In the bridge: You maybe know this part. When “Praying” was released, YouTube was full of reaction videos from people listening to it for the first time. She sings directly to the song’s abuser again here, and the drums drop out: “Sometimes, I pray for you at night / some day, maybe you’ll see the light / some say, in life, you’re gonna get what you give / but some things only god can forgive,” she sings, and then—at the three minute and fourteen second mark, this whistle note that she holds for six full seconds, as cathartic a scream as anyone ever put on a record, and pitch perfect musically, too, because Kesha really is that good.
In the final chorus, when those drums come back after the whistle note, bringing the whole thing together. My goodness.
(Also, let’s take just another moment to appreciate Kesha’s writing in the bridge, which gets overshadowed by that note she hits at the end, but the ‘sometimes/some day/some say/some things” repetition at the start of each line is just a great way to build the momentum there so the whistle note hits in exactly the right way.)

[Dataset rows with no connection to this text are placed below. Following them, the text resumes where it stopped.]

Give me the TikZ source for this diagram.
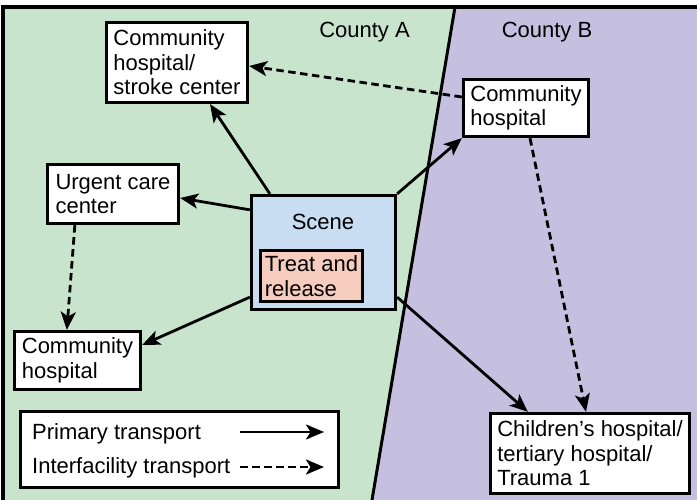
\documentclass[tikz,border=0pt]{standalone}
\usepackage{fontspec}
\setmainfont{Liberation Sans}
\usetikzlibrary{arrows.meta,calc}
\definecolor{cgreen}{RGB}{200,228,204}
\definecolor{cpurple}{RGB}{197,192,224}
\definecolor{cscene}{RGB}{200,220,242}
\definecolor{ctreat}{RGB}{246,204,190}
\begin{document}
\begin{tikzpicture}[x=1pt,y=-1pt,
  txt/.style={font=\fontsize{22}{24.5}\selectfont},
  box/.style={txt, draw=black, line width=3.3pt, fill=white, align=left, inner xsep=4pt, inner ysep=2pt},
  lbl/.style={txt, inner sep=0pt},
  prim/.style={line width=2.8pt, -{Stealth[length=18pt,width=15pt,inset=4.5pt]}},
  inter/.style={prim, dash pattern=on 7.5pt off 4.5pt}]
\useasboundingbox (0,0) rectangle (697,500);
% counties
\fill[cgreen] (3,7) -- (455,7) -- (372,500) -- (3,500) -- cycle;
\fill[cpurple] (455,7) -- (697,7) -- (697,500) -- (372,500) -- cycle;
\draw[line width=3.3pt, line join=miter] (3,500) -- (3,7) -- (697,7);
\draw[line width=3pt] (455,7) -- (372,500);
\node[lbl, anchor=base] (countyA) at (364.5,38) {County A};
\node[lbl, anchor=base] (countyB) at (547,38) {County B};
% boxes
\node[box, minimum width=141pt, minimum height=80pt] (stroke) at (177,62.5) {Community\\hospital/\\stroke center};
\node[box, minimum width=131pt, minimum height=59pt] (urgent) at (113,194) {Urgent care\\center};
\node[box, fill=cscene, minimum width=144pt, minimum height=114pt] (scene) at (323.5,252.5) {};
\node[lbl, anchor=base] (scenelbl) at (323,230) {Scene};
\node[box, fill=ctreat, minimum width=102pt, minimum height=51pt] (treat) at (311.5,276) {Treat and\\release};
\node[box, minimum width=125pt, minimum height=57pt] (commB) at (526,108) {Community\\hospital};
\node[box, minimum width=126pt, minimum height=58pt] (commL) at (77.5,360.5) {Community\\hospital};
\node[box, minimum width=199pt, minimum height=80pt] (child) at (590,453.5) {Children’s hospital/\\tertiary hospital/\\Trauma 1};
% legend
\node[box, minimum width=318pt, minimum height=76pt] (legend) at (179.5,449.5) {};
\node[lbl, anchor=base west] (lprim) at (32,439) {Primary transport};
\node[lbl, anchor=base west] (linter) at (32,473) {Interfacility transport};
\coordinate (lp1) at (240,432);
\coordinate (lp2) at (324,432);
\coordinate (li1) at (240,467);
\coordinate (li2) at (324,467);
\draw[prim] (lp1) -- (lp2);
\draw[inter] (li1) -- (li2);
% connectors
\draw[prim] ([xshift=20pt]scene.north west) -- ([xshift=33pt]stroke.south);
\draw[prim] ([yshift=-16pt]scene.north west) -- ([yshift=-4pt]urgent.east);
\draw[prim] (scene.north east) -- (commB.south west);
\draw[prim] ([yshift=14pt]scene.south west) -- ([yshift=15.5pt]commL.east);
\draw[prim] ([yshift=14pt]scene.south east) -- ([xshift=39pt]child.north west);
\draw[inter] ([yshift=11pt]commB.west) -- ([yshift=-3.5pt]stroke.east);
\draw[inter] ([xshift=4pt]commB.south) -- ([xshift=-4pt]child.north);
\draw[inter] ([xshift=29pt]urgent.south west) -- ([xshift=54pt]commL.north west);
\end{tikzpicture}
\end{document}
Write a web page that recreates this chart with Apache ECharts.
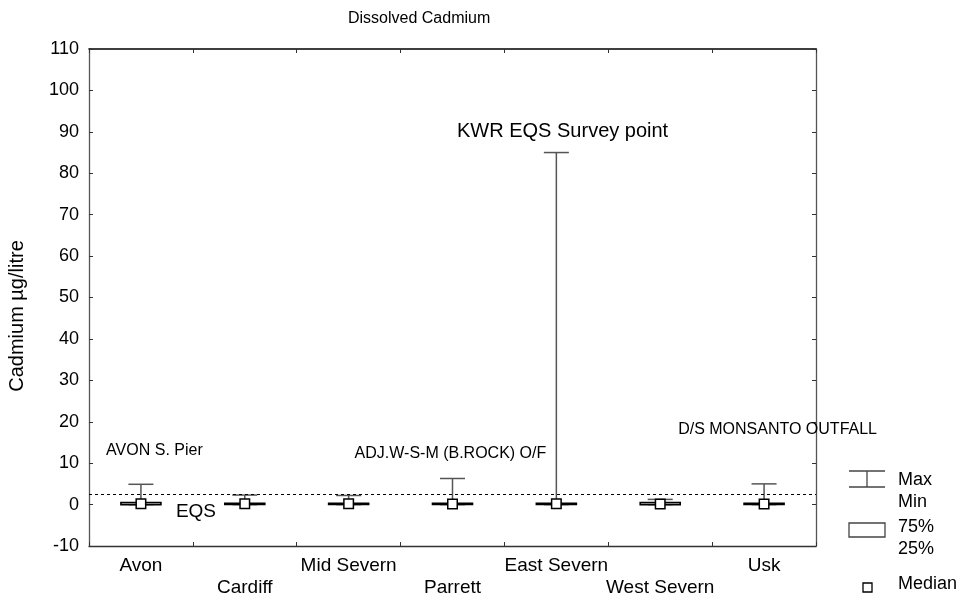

I was two years into what’s now approaching a nine-year journey in my career of reporting on sexual assault survivors when “Praying” came out, and let me tell you, this song means a lot to people in that situation. Because it’s a fuck-you song, but it’s not just about revenge. The revenge in “Praying” is telling the abuser “you don’t matter anymore,” and how good must it feel to be able to say that? You get one last song, you get to be part of the story for four more minutes, and then it’s over. Writing a song like “Praying” is almost certainly cathartic and meaningful and personal, but it’s also a responsibility, and Kesha meets it perfectly. Not every song on Rainbow, the album from which “Praying” came, is an emotionally wrenching ballad—“Boogie Feet” is about going out dancing because you don’t need more out of life than to go out to dance like a motherfucker—but sometimes, you only really need the one. Kesha had something she needed to say, she said it, and then she was back to herself again. I don’t know if life and healing really work that way—most lines aren’t quite that straight—but I know that believing it can be helps save lives all on its own.